Die Tatsacheninstanzen stellten im Zusammenhang mit der Patentschrift DE 4 035 455 A1 fest, dass eine wesentliche Verbesserung des Reinheitsgrads mit den damals bekannten Standardverfahren, die ein Fachmann in Betracht gezogen hätte, nicht zu erzielen gewesen wäre. Der Umstand, dass am Prioritätstag der patentgemäße Reinheitsgrad (ohne Kenntnis der neuen Lehre) nicht habe hergestellt werden können, indiziert nach Auffassung der Vorinstanzen die Neuheit des Klagspatents.

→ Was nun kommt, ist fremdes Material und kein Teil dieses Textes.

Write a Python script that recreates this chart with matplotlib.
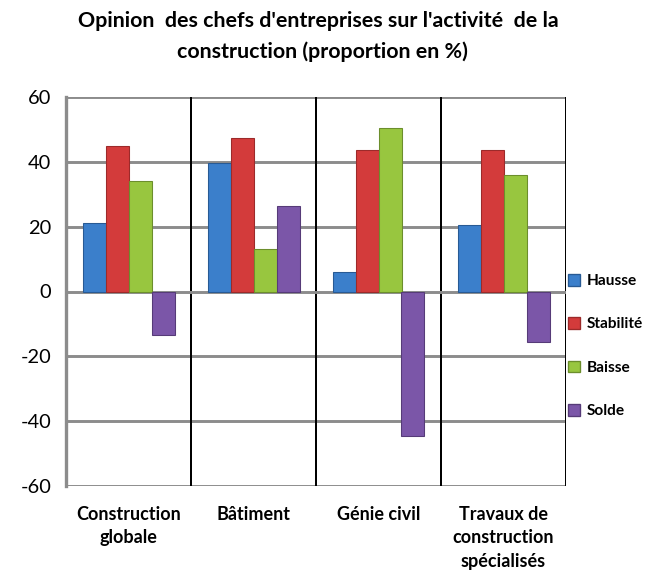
import matplotlib
matplotlib.use("Agg")
import matplotlib.pyplot as plt
import numpy as np
from matplotlib.patches import Patch

categories = ["Construction\nglobale", "Bâtiment", "Génie civil", "Travaux de\nconstruction\nspécialisés"]
series_names = ["Hausse", "Stabilité", "Baisse", "Solde"]
hausse = [21, 39.5, 6, 20.5]
stabilite = [45, 47.5, 43.5, 43.5]
baisse = [34, 13, 50.5, 36]
solde = [-13.5, 26.5, -44.5, -15.5]
yticks = [-60, -40, -20, 0, 20, 40, 60]
colors = ["#3b7fcb", "#d33b3b", "#98c63f", "#7b56a8"]
edges = ["#285a94", "#9c2a2a", "#6c8e2c", "#563b78"]

plt.rcParams['font.family'] = ['Lato', 'DejaVu Sans']

fig = plt.figure(figsize=(7, 6), dpi=96)
ax = fig.add_axes([66/672, 1-486/576, 500/672, 389/576])

x = np.arange(len(categories))
w = 0.184
data = [hausse, stabilite, baisse, solde]
for i, (vals, c, e) in enumerate(zip(data, colors, edges)):
    ax.bar(x + (i - 1.5) * w, vals, w, color=c, edgecolor=e, linewidth=0.8, zorder=3)

ax.set_xlim(-0.5, len(categories) - 0.5)
ax.set_ylim(-60, 60)
ax.set_yticks(yticks)
ax.set_yticklabels([str(t) for t in yticks], fontsize=15)
ax.tick_params(axis='y', length=0, pad=11)
ax.tick_params(axis='x', length=0, pad=15)
ax.set_xticks(x)
ax.set_xticklabels(categories, fontsize=13.5, fontweight='bold', linespacing=1.45, va='top')

for t in yticks:
    ax.axhline(t, color='#8c8c8c', lw=2.2, zorder=1 if t != 0 else 2)
for b in [0.5, 1.5, 2.5, 3.5]:
    ax.axvline(b, color='black', lw=1.5, zorder=1)

for s in ['top', 'bottom', 'right']:
    ax.spines[s].set_visible(False)
ax.spines['left'].set_color('#8c8c8c')
ax.spines['left'].set_linewidth(2.5)

fig.text(318/672, 1-21/576, "Opinion  des chefs d'entreprises sur l'activité  de la",
         ha='center', va='center', fontsize=16, fontweight='bold')
fig.text(322/672, 1-52/576, "construction (proportion en %)",
         ha='center', va='center', fontsize=16, fontweight='bold')

handles = [Patch(facecolor=c, edgecolor=e) for c, e in zip(colors, edges)]
leg = fig.legend(handles, series_names, loc='center left', bbox_to_anchor=(562/672, 1-346/576),
                 frameon=False, prop={'weight': 'bold', 'size': 11.5}, handlelength=0.8,
                 handleheight=0.8, handletextpad=0.4, labelspacing=1.9, borderaxespad=0)

fig.savefig("out.png", dpi=96)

Diese - von den Umständen des Einzelfalls abhängige (vgl 4 Ob 214/04f) Beurteilung ist vertretbar. Die Behauptung der Revisionsrekurswerberin, die Patentschrift DE 4 035 455 A1 offenbare implizit das Magnesiumsalz des ( ) Omeprazols in allen vom Fachmann gewünschten Reinheitsgraden, widerspricht der oben wiedergegebenen Feststellung.
2. Die Vorinstanzen haben sich - entgegen dem Vorbringen der Revisionsrekurswerberin auch mit der Frage der neuheitsschädlichen Vorwegnahme des Klagspatents durch die Patentschrift EP 124 495 A2 auseinandergesetzt. Wenn nun die Revisionsrekurswerberin vermeint, die Beurteilung, das Klagspatent sei auch neu gegenüber dem Offenbarungsgehalt der EP 124 495 A2, widerspreche den Denkgesetzen, und wenn sie dies damit begründet, dass ein Fachmann zum Prioritätszeitpunkt des Klagspatents das Magnesiumsalz des (+) bzw ( ) Omeprazols nach Bedarf beliebig weiter aufreinigen hätte können, so widerspricht dies der Feststellung der Tatsacheninstanzen, wonach eine Nacharbeitung, die eine Reinheit von annähernd 99,8 e.e. ergebe, aus EP 124 495 A2 nicht ableitbar sei. Eine Offenbarung ist aber nur dann neuheitsschädlich, wenn sie (gezielt nach einer bestimmten Methode) nachbearbeitbar ist (4 Ob 214/04f mwN).
3. Der Senat hat zu 17 Ob 24/09t und zu 17 Ob 13/09z mit ausführlicher Begründung ausgesprochen, dass der zwingend mit der Bekanntgabe des Preises und der Bestätigung der Lieferfähigkeit zu verbindende Antrag auf Aufnahme eines Arzneimittels in den Erstattungskodex des Hauptverbands der österreichischen Sozialversicherungsträger den Tatbestand des Feilhaltens nach § 22 PatG 1970 erfüllt (RIS Justiz RS0125407). Die Revisionsrekurswerberin sieht darin einen Widerspruch zu SZ 46/53. Dort wurde ausgesprochen, dass das Anbot, erst dann zu liefern, wenn hiezu die Genehmigung seitens des Patentinhabers vorliege oder erst nach Ablauf des Patents, kein „Feilhalten“ sei. Beim Antrag auf Aufnahme in den Erstattungskodex liegt die Besonderheit jedoch darin, dass mit dem Antrag zwingend die Bestätigung der Lieferfähigkeit verbunden ist. Für diesen Sonderfall können aus der Entscheidung SZ 46/53 keine Schlüsse gezogen werden; der behauptete Widerspruch in der Rechtsprechung besteht daher nicht.